The Rise of Causative HAVE in English

This paper explores the origin of causative HAVE in English. The focus of attention here are two types of causative HAVE structures: NP 1 + HAVE + NP 2 + past participle and NP 1 + HAVE + NP 2 + infinitive + NP 3. The development of causative HAVE has not attracted much attention from historical linguists. Apart from Baron (1977), Kim (2001) and Hollmann (2003), it is hard to find any account of the development of English causative HAVE elsewhere – even Visser (1963-1973 [2002]: 2269f.) barely adduces some examples of the construction without providing any motivation behind its growth. Similarly, in grammaticalisation literature this development has been neglected; Heine & Kuteva (2002: 241, 324), for example, among four different grammaticalisation channels of H-POSSESSIVE (‘have’ > EXIST, FUTURE, OBLIGATION, PERFECT) make no mention of the ‘have’ > causative grammaticalisation path (the sources of the causative grammatical markers they supply are ‘do’, ‘give’ and ‘take’ (p. 328)).

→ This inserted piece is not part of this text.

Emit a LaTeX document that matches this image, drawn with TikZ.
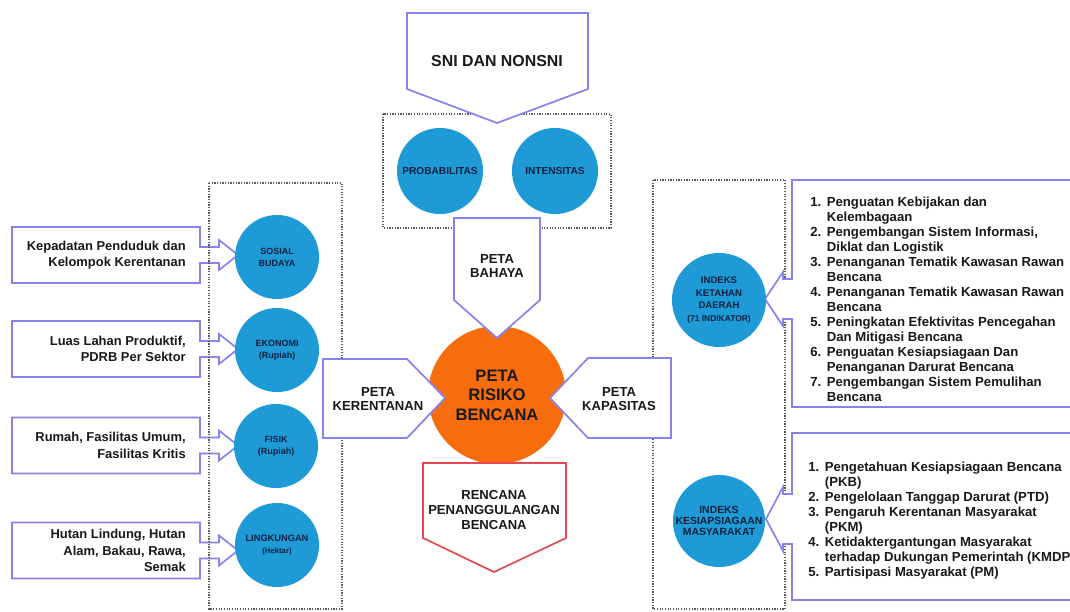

The omission of ‘have’ from the ‘have’-into-causative path in Heine & Kuteva’s (2002) compilation of possible grammaticalisation channels might stem from the fact that this development seems to be quite exceptional. At the same time, it needs to be noted that causative HAVE in English has been grammaticalised only at the minimum in that it could be treated as an idiomatic use of HAVE rather than as an auxiliary because it virtually does not exhibit any NICE properties, nor are any signs of erosion or fusion visible. Hence, in the case of the English causative periphrasis with HAVE, we can only speak of the initial levels of grammaticalisation, i.e. pragmatic-semantic, while morphosyntactic and phonological changes do not seem to have particularly affected the construction.

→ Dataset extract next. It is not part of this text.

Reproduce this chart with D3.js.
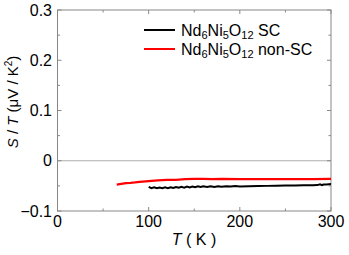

It is hypothesised that the causative structure with a past participle is an offshoot of the stative/resultative HAVE construction developed through evoking contextual implicatures in which the referent of NP 1 is in a superior position enabling the referent to cause an action to be performed by giving instructions and inviting the addressee to infer the causative meaning of the proposition. This process took place already in Old English and could be facilitated by the presence of experiential HAVE of the same surface structure as the stative and causative periphrases. As for causative HAVE making use of an infinitive, I advocate the view that it developed in the fourteenth century through such structures as HAVE of experience and indirect passive HAVE. Additionally, the path of grammaticalisation of the causative HAVE periphrasis might have been smoothed by the presence of other types of complements that Middle English HAVEN could take, e.g. adjectival and prepositional phrases and especially past participles, as well as analogical causative structures employing MAKEN ‘make’ and LETAN ‘let’.